Author: Paula Hawkins
It’s finally time for me to review ‘The Girl on the Train’ by Paula Hawkins. Widely considered to be 2015’s answer to ‘Gone Girl’, the novel tells the story of a murdered housewife. Unfortunately, I seem to be the only person who hasn’t been completely hooked by the book. I enjoyed the opening, even if it did embroil the stereotypical peaceful setting that can’t remain so picturesque for long, and was kept guessing the identity of the murderer for much of the first half. However, I was disappointed that I managed to guess who had committed the crime with over a hundred pages to go. I was left opening for a final twist that never materialised.
To backtrack to the beginning of the book, I must concede that I was immediately captivated by the idea of daydreaming on the daily commute- the favoured activity of Rachel. I liked the way she was able to spot evidence about the case of a murdered stranger, Megan, who she had observed from the train but never spoken to face to face. Although we don’t want to admit it, those who board a bus or train at the same place every day often do notice the same strangers multiple and may even find ourselves wondering about their lives. Like Rachel, we’d probably even notice if something about these people changed. It was possible to obtain different views on the story from the triple narrative, which flitted backwards and forwards in time over the course of a year and included passages from the points of view of Rachel, Megan and Anna (the new wife of Rachel’s ex-husband). This was another thing I liked about the novel, as it provided an abundance of background information, even if Anna and Rachel’s tangled love-lives were a bit ‘chic-lit’. It also helped us try to establish who was and was not lying. The only problem with this style of narrative was that it did cause the varying timelines of the story to become a little over complex and confusing.
With regards to the actual characters, Rachel’s alcoholism and the ‘blackouts’ it caused were an interesting plot device that was effective at ‘padding out’ the story, as creating doubts over the accuracy of Rachel’s evidence allowed the book to last a little longer whilst, a little typically, the police failed to act on her information.

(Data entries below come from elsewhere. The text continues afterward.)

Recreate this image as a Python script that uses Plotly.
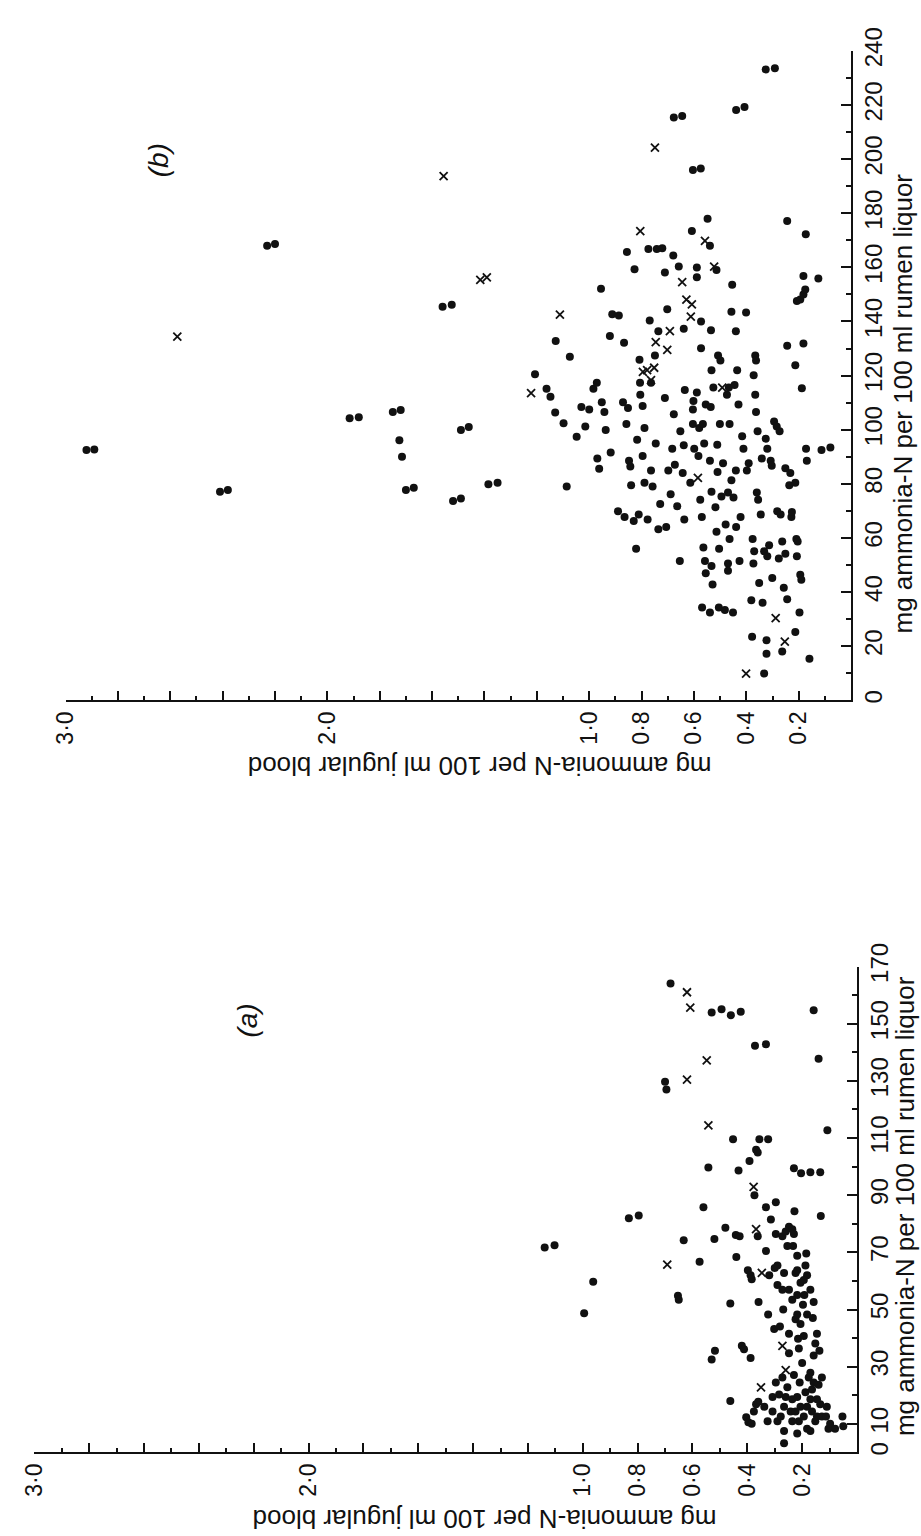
import plotly.graph_objects as go

# Jugular blood ammonia-N (mg/100 ml) vs rumen liquor ammonia-N (mg/100 ml)
# Each entry: (blood, rumen)

panel_b_dots = [
    (2.92, 92.5), (2.89, 92.7), (2.41, 77.1), (2.38, 77.7), (2.23, 168.0), (2.20, 168.6),
    (1.915, 104.2), (1.88, 104.6), (1.75, 106.6), (1.72, 107.3), (1.725, 96.1), (1.715, 90.0),
    (1.70, 77.7), (1.67, 78.6), (1.56, 145.4), (1.525, 146.2), (1.52, 73.7), (1.49, 74.6),
    (1.49, 99.9), (1.46, 101.0),
    (1.385, 79.9), (1.35, 80.4), (1.207, 120.5), (1.163, 115.1), (1.148, 112.2), (1.13, 106.4),
    (1.128, 132.8), (1.098, 102.4), (1.074, 127.0), (1.086, 79.0), (1.048, 97.4), (1.015, 101.2),
    (1.03, 108.4), (1.0, 107.5), (0.984, 115.1), (0.971, 117.4), (0.952, 110.2), (0.955, 152.1),
    (0.969, 89.4), (0.962, 85.6), (0.942, 106.6), (0.937, 99.9), (0.918, 91.6), (0.921, 134.6),
    (0.912, 142.7), (0.887, 142.2), (0.89, 69.9), (0.867, 132.1), (0.871, 110.2), (0.865, 67.8),
    (0.856, 165.7), (0.852, 108.0), (0.848, 88.5), (0.843, 86.4), (0.84, 79.5), (0.83, 66.3),
    (0.858, 102.1), (0.827, 159.3), (0.821, 56.0), (0.817, 96.3), (0.811, 68.7), (0.808, 125.9),
    (0.806, 117.4), (0.805, 112.9), (0.796, 90.3), (0.796, 108.8), (0.789, 80.4), (0.789, 100.6),
    (0.777, 66.8), (0.769, 140.4), (0.774, 166.8), (0.764, 117.4), (0.764, 84.9), (0.758, 79.0),
    (0.749, 127.4), (0.746, 94.9), (0.742, 166.8), (0.736, 136.4), (0.736, 63.2), (0.729, 72.6),
    (0.721, 167.1), (0.711, 158.1), (0.711, 111.7), (0.706, 64.1), (0.702, 144.5), (0.698, 84.9),
    (0.689, 76.2), (0.683, 93.0), (0.679, 164.4), (0.677, 105.7), (0.673, 87.1), (0.664, 71.7),
    (0.658, 160.3), (0.654, 51.5), (0.652, 99.4), (0.643, 84.0), (0.639, 137.3), (0.639, 94.3),
    (0.637, 66.8), (0.635, 114.7), (0.614, 80.4), (0.608, 173.4), (0.604, 102.1), (0.604, 107.5),
    (0.602, 110.6), (0.599, 93.0), (0.589, 113.8), (0.589, 156.3), (0.589, 159.9), (0.583, 90.3),
    (0.58, 100.6), (0.576, 74.1), (0.604, 196.0), (0.574, 196.5), (0.573, 130.1), (0.573, 140.0),
    (0.57, 67.8), (0.569, 34.3), (0.566, 102.1), (0.564, 56.5), (0.561, 94.9), (0.558, 51.5),
    (0.555, 47.0), (0.555, 109.3), (0.548, 178.0), (0.539, 32.5), (0.539, 168.0), (0.539, 88.5),
    (0.536, 108.4), (0.533, 77.1), (0.535, 136.8), (0.533, 49.7), (0.529, 42.8), (0.514, 159.0),
    (0.533, 122.0), (0.526, 115.6), (0.518, 71.4), (0.514, 62.3), (0.511, 94.5), (0.51, 84.4),
    (0.508, 127.4), (0.505, 34.3), (0.504, 56.0), (0.501, 102.1), (0.499, 125.6), (0.495, 75.3),
    (0.489, 87.6), (0.482, 33.4), (0.479, 65.0), (0.474, 112.9), (0.47, 50.6), (0.47, 47.9),
    (0.47, 76.8), (0.467, 115.6), (0.464, 102.1), (0.464, 59.6), (0.457, 81.3), (0.454, 153.6),
    (0.457, 143.6), (0.451, 32.5), (0.449, 75.0), (0.445, 116.5), (0.44, 136.4), (0.44, 84.9),
    (0.439, 64.1), (0.435, 122.0), (0.439, 218.1), (0.407, 219.2), (0.43, 109.3), (0.426, 51.5),
    (0.422, 67.8), (0.416, 97.6), (0.411, 93.0), (0.401, 143.3), (0.398, 84.9), (0.391, 87.6),
    (0.378, 23.5), (0.381, 37.0), (0.376, 59.6), (0.373, 50.6), (0.37, 55.1), (0.372, 120.1),
    (0.366, 127.4), (0.363, 125.6), (0.366, 112.9), (0.363, 106.6), (0.36, 76.8), (0.357, 99.4),
    (0.355, 74.1), (0.351, 43.4), (0.345, 68.7), (0.341, 89.4), (0.338, 36.1), (0.332, 55.1),
    (0.332, 9.9), (0.326, 96.7), (0.323, 17.2), (0.323, 22.2), (0.32, 93.0), (0.32, 53.3),
    (0.313, 57.3), (0.307, 88.5), (0.303, 86.7), (0.301, 45.2), (0.294, 103.0), (0.326, 233.1),
    (0.291, 233.6), (0.284, 101.2), (0.282, 69.9), (0.276, 52.4), (0.273, 99.4), (0.269, 68.7),
    (0.263, 18.1), (0.263, 58.7), (0.257, 41.6), (0.251, 54.2), (0.251, 85.8), (0.244, 177.1),
    (0.244, 131.0), (0.244, 37.4), (0.236, 79.5), (0.232, 84.0), (0.228, 67.8), (0.226, 69.6),
    (0.213, 25.3), (0.213, 80.4), (0.213, 123.8), (0.209, 59.6), (0.207, 53.3), (0.204, 58.7),
    (0.197, 32.5), (0.194, 46.4), (0.19, 44.6), (0.188, 115.3), (0.182, 131.9), (0.207, 147.6),
    (0.194, 148.1), (0.182, 150.0), (0.175, 151.8), (0.173, 172.2), (0.182, 156.8), (0.172, 93.0),
    (0.169, 88.5), (0.159, 15.4), (0.125, 155.9), (0.113, 92.5), (0.079, 93.4), (0.645, 215.9),
    (0.677, 215.4),
]

panel_b_crosses = [
    (2.573, 134.4), (1.556, 193.7), (1.416, 155.4), (1.391, 156.3), (1.112, 142.5), (1.222, 113.5),
    (0.795, 121.4), (0.779, 122.0), (0.764, 118.3), (0.752, 122.9), (0.746, 132.4), (0.702, 129.5),
    (0.692, 136.4), (0.645, 154.5), (0.629, 148.1), (0.608, 146.3), (0.612, 141.8), (0.585, 82.2),
    (0.558, 169.8), (0.523, 160.3), (0.492, 115.6), (0.401, 9.9), (0.288, 30.4), (0.253, 21.7),
    (0.749, 204.2), (0.805, 173.4),
]

panel_a_dots = [
    (1.139, 71.7), (1.103, 72.5), (0.995, 48.7), (0.962, 59.7), (0.832, 81.9), (0.796, 82.9),
    (0.700, 129.7), (0.695, 127.0), (0.680, 164.1), (0.653, 54.8), (0.650, 53.4), (0.632, 74.2),
    (0.574, 66.7), (0.560, 85.8), (0.542, 99.7), (0.530, 153.9), (0.530, 32.5), (0.518, 35.6),
    (0.520, 74.7), (0.494, 155.1), (0.480, 78.6), (0.462, 18.0), (0.462, 52.1), (0.460, 153.0),
    (0.452, 109.6), (0.442, 76.1), (0.432, 98.6), (0.428, 75.6), (0.424, 154.2), (0.440, 68.4),
    (0.420, 37.3), (0.412, 36.1), (0.388, 33.0), (0.392, 102.0), (0.398, 63.7), (0.388, 62.0),
    (0.384, 60.6), (0.404, 12.3), (0.396, 10.6), (0.384, 10.0), (0.376, 14.3), (0.368, 16.9),
    (0.360, 17.7), (0.372, 142.3), (0.368, 105.9), (0.362, 104.9), (0.356, 109.6), (0.374, 90.0),
    (0.362, 75.6), (0.359, 52.6), (0.332, 142.8), (0.324, 109.6), (0.320, 62.0), (0.332, 85.8),
    (0.332, 70.5), (0.324, 48.3), (0.314, 81.5), (0.302, 43.2), (0.296, 87.5), (0.300, 64.5),
    (0.290, 58.6), (0.296, 76.4), (0.281, 44.1), (0.272, 56.9), (0.269, 50.0), (0.260, 19.4),
    (0.266, 7.5), (0.266, 3.2), (0.254, 72.2), (0.248, 41.5), (0.248, 34.7), (0.242, 14.3),
    (0.236, 18.6), (0.230, 27.1), (0.230, 99.4), (0.233, 72.2), (0.228, 84.4), (0.224, 62.8),
    (0.224, 46.6), (0.218, 68.8), (0.218, 55.1), (0.215, 39.8), (0.212, 10.9), (0.212, 36.4),
    (0.209, 24.5), (0.206, 16.0), (0.206, 59.4), (0.204, 97.7), (0.200, 31.3), (0.197, 51.7),
    (0.194, 40.7), (0.194, 12.6), (0.192, 55.1), (0.188, 65.4), (0.185, 69.6), (0.188, 21.1),
    (0.182, 62.0), (0.182, 48.3), (0.182, 8.3), (0.176, 26.2), (0.170, 98.0), (0.170, 18.6),
    (0.164, 14.3), (0.161, 47.0), (0.158, 52.6), (0.158, 33.9), (0.152, 10.9), (0.158, 154.7),
    (0.140, 137.7), (0.134, 16.9), (0.128, 12.6), (0.134, 98.0), (0.132, 82.7), (0.128, 26.2),
    (0.108, 112.7), (0.104, 8.3), (0.098, 10.0), (0.080, 8.3), (0.050, 9.2), (0.053, 12.6),
    (0.110, 16.0), (0.113, 12.6), (0.146, 12.6), (0.164, 22.0), (0.170, 27.9), (0.140, 23.7),
    (0.137, 35.6), (0.146, 41.5), (0.152, 38.1), (0.290, 65.4), (0.266, 62.8), (0.248, 56.9),
    (0.236, 53.4), (0.218, 48.3), (0.206, 44.9), (0.272, 75.6), (0.260, 77.3), (0.248, 79.0),
    (0.236, 78.1), (0.230, 76.4), (0.218, 63.7), (0.194, 60.3), (0.170, 56.9), (0.338, 16.0),
    (0.308, 14.3), (0.290, 10.9), (0.278, 12.6), (0.284, 20.3), (0.254, 22.8), (0.236, 10.9),
    (0.224, 14.3), (0.218, 19.4), (0.182, 16.0), (0.158, 24.5), (0.146, 18.6), (0.308, 19.4),
    (0.296, 24.5), (0.272, 26.2), (0.266, 16.0), (0.218, 6.6), (0.170, 7.5), (0.326, 10.9),
]

panel_a_crosses = [
    (0.692, 65.7), (0.620, 130.4), (0.620, 161.0), (0.608, 155.6), (0.548, 137.2), (0.542, 114.4),
    (0.377, 92.9), (0.368, 78.1), (0.350, 22.8), (0.347, 62.8), (0.272, 37.3), (0.260, 28.8),
]

# Axis tick values and labels
blood_major = [3.0, 2.8, 2.6, 2.4, 2.2, 2.0, 1.8, 1.6, 1.4, 1.2, 1.0, 0.8, 0.6, 0.4, 0.2]
blood_labels = ["3·0", "", "", "", "", "2·0", "", "", "", "", "1·0", "0·8", "0·6", "0·4", "0·2"]
blood_minor = [2.9, 2.7, 2.5, 2.3, 2.1, 1.9, 1.7, 1.5, 1.3, 1.1, 0.9, 0.7, 0.5, 0.3, 0.1]

rumen_b_major = [0, 20, 40, 60, 80, 100, 120, 140, 160, 180, 200, 220, 240]
rumen_b_minor = [10, 30, 50, 70, 90, 110, 130, 150, 170, 190, 210, 230]
rumen_a_major = [0, 10, 30, 50, 70, 90, 110, 130, 150, 170]
rumen_a_minor = [20, 40, 60, 80, 100, 120, 140, 160]

W, H = 921, 1536
FONT = "Liberation Sans, Arial, Helvetica, sans-serif"
INK = "#111111"


def px(x):
    return x / W


def py(y):
    return 1 - y / H


def unzip(pairs):
    return [p[0] for p in pairs], [p[1] for p in pairs]


fig = go.Figure()

for pairs, symbol, xa, ya in [
    (panel_b_dots, "dot", "x", "y"),
    (panel_b_crosses, "cross", "x", "y"),
    (panel_a_dots, "dot", "x2", "y2"),
    (panel_a_crosses, "cross", "x2", "y2"),
]:
    bx, by = unzip(pairs)
    if symbol == "dot":
        marker = dict(symbol="circle", size=8, color=INK, line=dict(width=0))
    else:
        marker = dict(symbol="x-thin", size=8, color=INK, line=dict(width=1.8, color=INK))
    fig.add_trace(go.Scatter(x=bx, y=by, mode="markers", marker=marker,
                             xaxis=xa, yaxis=ya, showlegend=False, hoverinfo="skip"))


def blood_axis(domain, anchor):
    return dict(
        domain=domain, anchor=anchor, range=[3.0, 0], side="bottom",
        showline=True, linecolor=INK, linewidth=1.6, mirror=False,
        ticks="inside", ticklen=10, tickwidth=1.6, tickcolor=INK,
        tickmode="array", tickvals=blood_major, ticktext=blood_labels,
        tickangle=-90, tickfont=dict(family=FONT, size=23, color=INK),
        minor=dict(tickvals=blood_minor, ticks="inside", ticklen=5, tickwidth=1.6,
                   tickcolor=INK, showgrid=False),
        showgrid=False, zeroline=False, fixedrange=True,
    )


def rumen_axis(domain, anchor, rng, major, minor):
    return dict(
        domain=domain, anchor=anchor, range=rng, side="right",
        showline=True, linecolor=INK, linewidth=1.6,
        ticks="inside", ticklen=10, tickwidth=1.6, tickcolor=INK,
        tickmode="array", tickvals=major, ticktext=[str(v) for v in major],
        tickangle=-90, tickfont=dict(family=FONT, size=24, color=INK),
        minor=dict(tickvals=minor, ticks="inside", ticklen=5, tickwidth=1.6,
                   tickcolor=INK, showgrid=False),
        showgrid=False, zeroline=False, fixedrange=True,
    )


fig.update_layout(
    width=W, height=H, autosize=False,
    margin=dict(l=0, r=0, t=0, b=0),
    paper_bgcolor="white", plot_bgcolor="white",
    xaxis=blood_axis([px(52.3), px(850)], "y"),
    yaxis=rumen_axis([py(688.5), py(27.3)], "x", [0, 240], rumen_b_major, rumen_b_minor),
    xaxis2=blood_axis([px(20.7), px(856)], "y2"),
    yaxis2=rumen_axis([py(1454), py(959.4)], "x2", [0, 170], rumen_a_major, rumen_a_minor),
)

blood_title = "mg ammonia-N per 100 ml jugular blood"
rumen_title = "mg ammonia-N per 100 ml rumen liquor"

notes = [
    ("(b)", 147, 139, -90, 28, True),
    ("(a)", 237, 1014, -90, 28, True),
    (blood_title, 473, 756, 180, 26, False),
    (blood_title, 478, 1521, 180, 26, False),
    (rumen_title, 903, 386, -90, 26, False),
    (rumen_title, 905, 1203, -90, 26, False),
]
for text, x, y, ang, size, italic in notes:
    fig.add_annotation(
        text=f"<i>{text}</i>" if italic else text,
        x=px(x), y=py(y), xref="paper", yref="paper",
        xanchor="center", yanchor="middle", showarrow=False, textangle=ang,
        font=dict(family=FONT, size=size, color=INK),
    )

fig.write_html("out.html")
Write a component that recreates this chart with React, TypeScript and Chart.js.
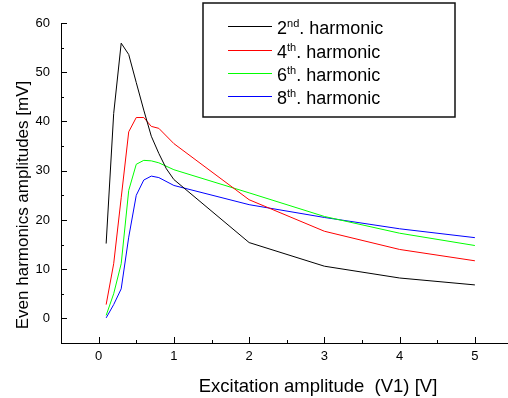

In general, I like the way a whole story unfolded simply from a daydreamer watching someone from the confines of a train. That being said, I can’t say I actually liked any of the protagonists and I definitely found it hard to sympathize with Megan. Rachel’s ‘woe’ is me act grew a little worn after a while, too, especially when it became apparent she did little to encourage the other characters to like her. Hawkins has aimed, and succeeded,at creating a social outcast of a character. Last but not least, I found Anna’s narrative whiny and simply irritating.
As a whole, I was a little disappointed in how average and forgettable I found this book. I feel it would have been more memorable- not to mention shocking- if the final twist had remained a secret for just a little longer. Although the idea of making ordinary life, and the domestic disputes that ensue, extraordinary is quite appealing the book is really nothing more or less than a ‘popcorn read’. With this in mind, it drags on a little too long, is a bit too melodramatic and takes itself a little too seriously.